XXXIII Domingo del Tiempo Ordinario, año A
Mateo 25, 14-30
En la parábola narrada por Jesús en el pasaje del Evangelio de hoy (Mt 25,14-30) encontramos un elemento disonante, en el que nos centramos.
El hombre del que habla la parábola, de hecho, realmente tiene una forma extraña de resolver sus cuentas.
Antes de emprender un largo viaje confía sus bienes a sus sirvientes: a uno cinco talentos, a otros dos y a otro uno.
Dos de ellos los emplean y ganan otros tantos; el tercero esconde su talento en un agujero, y simplemente devuelve lo que ha recibido.
Lo extraño es precisamente en el momento de la restitución, porque, por lo que dice la parábola, este retorno no tiene lugar. Más bien lo contrario.
El que había recibido cinco talentos es llamado a rendir cuentas y dice que ha ganado cinco más; el relato, en este punto, no dice que el señor tome todas las ganancias, sino que, alegrándose del comportamiento del siervo, le promete bienes mucho mayores: «Bien, siervo bueno y fiel, has sido fiel en lo poco, yo te daré poder sobre mucho; participa en el gozo de tu señor» (Mt 25,21).
Y al final de la parábola, el señor ordenará quitar el talento al siervo que no lo ha hecho fructificar y dirá que se lo dé al que tienen diez talentos (Mt 25,28): todos los talentos, tanto los recibidos al principio como los ganados después, quedan con el siervo, no vuelven al hombre.
Lo mismo sucede con el que había recibido dos talentos: el señor también utiliza las mismas palabras (Mt 25,23).
¿Qué significa todo esto?
Me parece que significa que lo que uno "gana" en la vida, haciendo fructificar la semilla de vida eterna que el Padre ha puesto en cada uno, siga siendo suyo.
No es como en el trabajo de un operario de este mundo: trabaja y luego entrega su trabajo al patrón.
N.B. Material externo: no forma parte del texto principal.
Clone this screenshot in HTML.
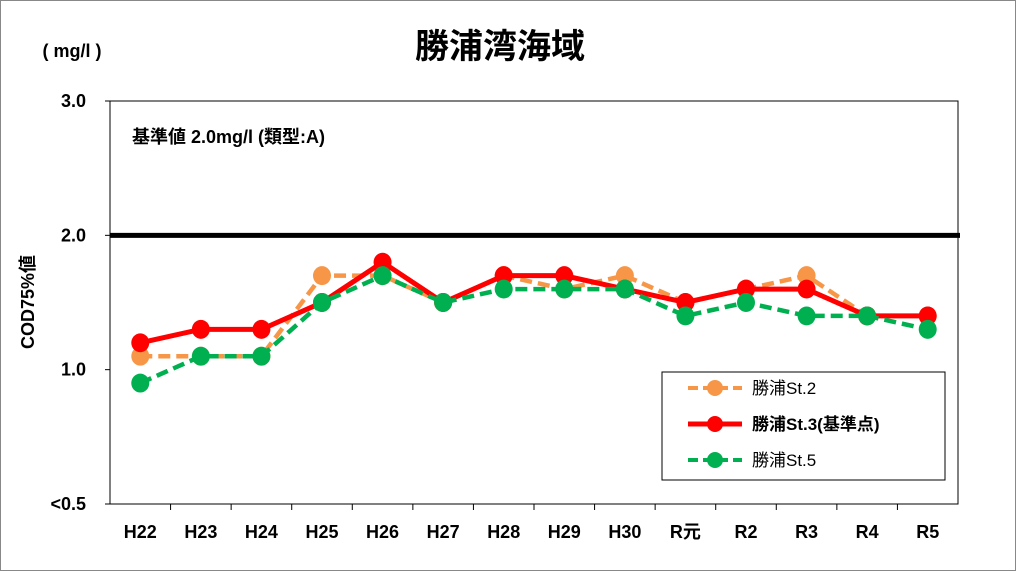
<!DOCTYPE html>
<html><head><meta charset="utf-8">
<style>
body{margin:0;background:#fff;}
svg{display:block;font-family:"Liberation Sans","Noto Sans CJK JP",sans-serif;}
</style></head><body>
<svg id="chart" width="1016" height="571" viewBox="0 0 1016 571" xmlns="http://www.w3.org/2000/svg">
<rect x="0.5" y="0.5" width="1015" height="570" fill="#fff" stroke="#888"/>
<text x="500" y="58" text-anchor="middle" font-size="34" font-weight="bold">勝浦湾海域</text>
<text x="72" y="57" text-anchor="middle" font-size="18" font-weight="bold">( mg/l )</text>
<rect x="110" y="101" width="848" height="403" fill="none" stroke="#000" stroke-width="1"/>
<text x="132" y="143" font-size="18" font-weight="bold">基準値  2.0mg/l (類型:A)</text>
<text transform="translate(34,302) rotate(-90)" text-anchor="middle" font-size="18" font-weight="bold">COD75%値</text>
<g id="axes"></g>
<g id="series"></g>
<rect x="662" y="372" width="283" height="108" fill="#fff" stroke="#000"/>
<g id="legend"></g>
</svg>
<script>
const categories=["H22","H23","H24","H25","H26","H27","H28","H29","H30","R元","R2","R3","R4","R5"];
const st2=[1.1,1.1,1.1,1.7,1.7,1.5,1.7,1.6,1.7,1.5,1.6,1.7,1.4,1.4];
const st3=[1.2,1.3,1.3,1.5,1.8,1.5,1.7,1.7,1.6,1.5,1.6,1.6,1.4,1.4];
const st5=[0.9,1.1,1.1,1.5,1.7,1.5,1.6,1.6,1.6,1.4,1.5,1.4,1.4,1.3];
const yTicks=[0,1.0,2.0,3.0];
const yTickLabels=["<0.5","1.0","2.0","3.0"];
const standard=2.0;
const NS="http://www.w3.org/2000/svg";
const L=110,R=958,T=101,B=504;
const step=(R-L)/categories.length;
function xs(i){return L+step*(i+0.5);}
function ys(v){return B-(v/3.0)*(B-T);}
function mk(tag,attrs,parent){const e=document.createElementNS(NS,tag);for(const k in attrs)e.setAttribute(k,attrs[k]);parent.appendChild(e);return e;}
const ax=document.getElementById('axes');
yTicks.forEach((v,i)=>{
  const y=ys(v);
  const t=mk('line',{x1:L-5,x2:L,y1:y,y2:y,stroke:'#000'},ax);
  
  
  const tx=mk('text',{x:L-24,y:y+6,'text-anchor':'end','font-size':18,'font-weight':'bold'},ax);
  tx.textContent=yTickLabels[i];
  
  
});
categories.forEach((c,i)=>{
  const x=L+step*i;
  if(i>0){const t=mk('line',{x1:x,x2:x,y1:B,y2:B+6,stroke:'#000'},ax);
  
  }
  const tx=mk('text',{x:xs(i),y:B+34,'text-anchor':'middle','font-size':18,'font-weight':'bold'},ax);
  tx.textContent=c;
  
  
});
const sl=mk('line',{x1:L,x2:R+2,y1:ys(standard),y2:ys(standard),stroke:'#000','stroke-width':5},ax);


const sg=document.getElementById('series');
function draw(vals,color,dash,name,r){
  const g=mk('g',{},sg);
  
  
  const p=mk('polyline',{points:vals.map((v,i)=>xs(i)+','+ys(v)).join(' '),fill:'none',stroke:color,'stroke-width':dash?4.5:5,'stroke-dasharray':dash||'none'},g);
  
  
  vals.forEach((v,i)=>{const c=mk('ellipse',{cx:xs(i),cy:ys(v),rx:r,ry:r*1.05,fill:color},g);
  
  });
}
draw(st2,'#F79646','12,6','st2-series',9);
draw(st3,'#FF0000',null,'st3-series',9);
draw(st5,'#00B050','12,6','st5-series',9);
const lg=document.getElementById('legend');
[["勝浦St.2",'#F79646','10,5',false],["勝浦St.3(基準点)",'#FF0000',null,true],["勝浦St.5",'#00B050','10,5',false]].forEach((d,i)=>{
  const y=388+i*36;
  const l=mk('line',{x1:688,x2:742,y1:y,y2:y,stroke:d[1],'stroke-width':d[2]?4:5,'stroke-dasharray':d[2]||'none'},lg);
  
  
  const c=mk('circle',{cx:715,cy:y,r:8,fill:d[1]},lg);
  
  
  const t=mk('text',{x:752,y:y+6,'font-size':17,'font-weight':d[3]?'bold':'normal'},lg);
  t.textContent=d[0];
  
  
});
</script>
</body></html>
Esto no será así con el Padre: no será Él que nos quite las cosas hermosas que han crecido en nuestras vidas gracias a su don.
Él no nos da sus dones para pedirlos de nuevo, sino para que su presencia en nuestras vidas crezca con nosotros y para que a medida que crecemos, nos lleve al encuentro con Él.
El Padre es quien, al final de la vida, nos hace partícipes, nos hace participar de toda su alegría, después que en la vida sólo hayamos experimentado un poco de ella (Mt 25,21.23). Si en este poco hemos estado atentos, vigilantes, valientes y creativos, entonces el Padre se alegrará con nosotros y nosotros con Él.
Esto es exactamente lo opuesto a la imagen de Dios que se desprende de las palabras del tercer siervo.
De hecho, pensaba en el señor como un hombre capaz sólo de exigir, y no de dar; un hombre preocupado por sí mismo, y no por sus siervos.
Pero para desmentir que Dios sea un señor exigente, están las palabras que hemos citado antes: "Quítale, pues, su talento y dáselo al que tiene diez talentos" (Mt 25,28). El señor ni siquiera quiere recuperar para sí el talento del siervo ocioso, sino que pide que se lo entregue al que los hizo fructificar.
En el origen del comportamiento del tercer siervo hay, por tanto, una imagen distorsionada de Dios, una relación con Él que no se basa en la confianza y el amor; por eso tuvo miedo de perder su talento y lo escondió, igual que Adán y Eva se escondieron después de pecar.
En realidad, la única manera de perderlo es precisamente esconderlo, no haciéndolo fructificar, es decir, apagando la vida de Dios en nosotros.
El tesoro que Dios nos da, pide en sí mismo ser puesto en circulación: es impensable una libertad que no ensucia las manos, que no actúa, que tenga miedo de asumir riesgos.
Si esto sucede, el don se apaga, como la luz de la lámpara de la que habla el Evangelio del domingo pasado (Mt 25,1-13).
Si, en cambio, vivimos en la confianza, podremos vivir el tiempo de la espera con la creatividad propia del amor, que sabe aprovechar cada don como posibilidad de vida buena.